Cette décision a deux implications majeures. D’une part, elle élargit la définition de la victime en matière de harcèlement sexuel. Toute personne exposée de manière répétée à un climat sexiste peut désormais se constituer partie civile, même en l’absence d’interpellation directe. Cela permettra une meilleure reconnaissance des préjudices psychologiques subis dans des environnements professionnels ou éducatifs toxiques. D’autre part, la Cour réaffirme la capacité des établissements publics – ici une université – à se constituer partie civile pour défendre les intérêts collectifs liés à la sécurité et au respect de la dignité de leurs membres. La cassation vise expressément cette question civile, en considérant que la cour d’appel a privé sa décision de base légale en rejetant la constitution de partie civile de l’établissement.
Cette décision trouve également un écho dans les exigences posées par la Convention d’Istanbul (art. 40 et 41), qui impose aux États signataires d’assurer une réponse pénale adéquate aux violences sexistes, y compris celles exercées dans un cadre non privé.
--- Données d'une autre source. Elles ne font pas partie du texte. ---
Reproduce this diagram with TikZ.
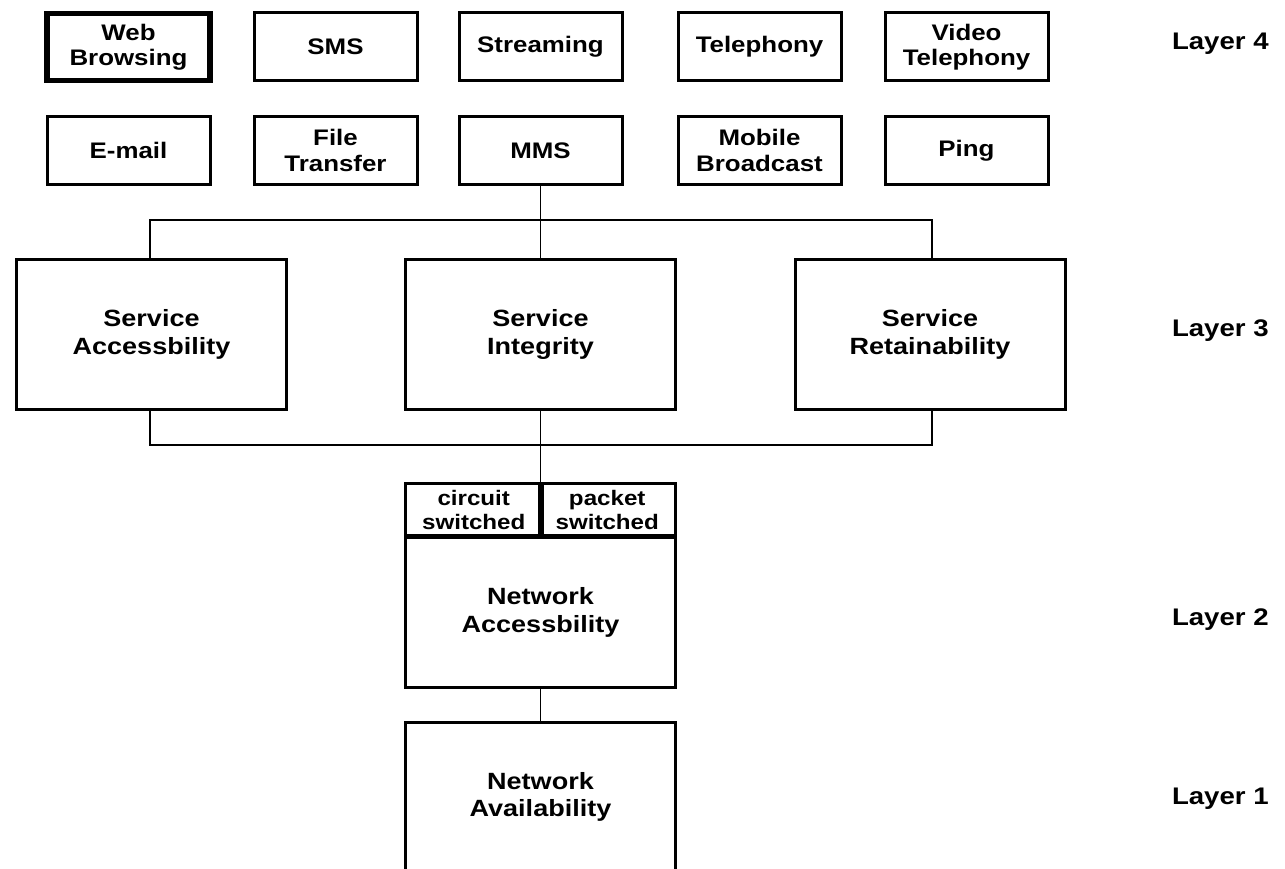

Elle conforte ainsi la tendance à appréhender les violences sexuelles dans leur dimension systémique, et à mettre en cause non seulement les auteurs, mais aussi les environnements institutionnels passifs ou permissifs.
Par cette décision structurante, la Cour de cassation ouvre la voie à une meilleure reconnaissance des violences sexistes dites « d’ambiance », souvent sous-estimées car diffuses et collectives. Elle affirme que ces violences ne relèvent pas uniquement de l’ordre disciplinaire ou moral, mais bien du champ du droit pénal, avec toutes les conséquences que cela implique en termes de reconnaissance des victimes et de responsabilité des auteurs. Cette jurisprudence contribuera sans doute à renforcer les dispositifs internes de prévention au sein des universités et entreprises, et à encourager la vigilance sur les dynamiques de pouvoir, de genre et d’impunité dans les espaces éducatifs.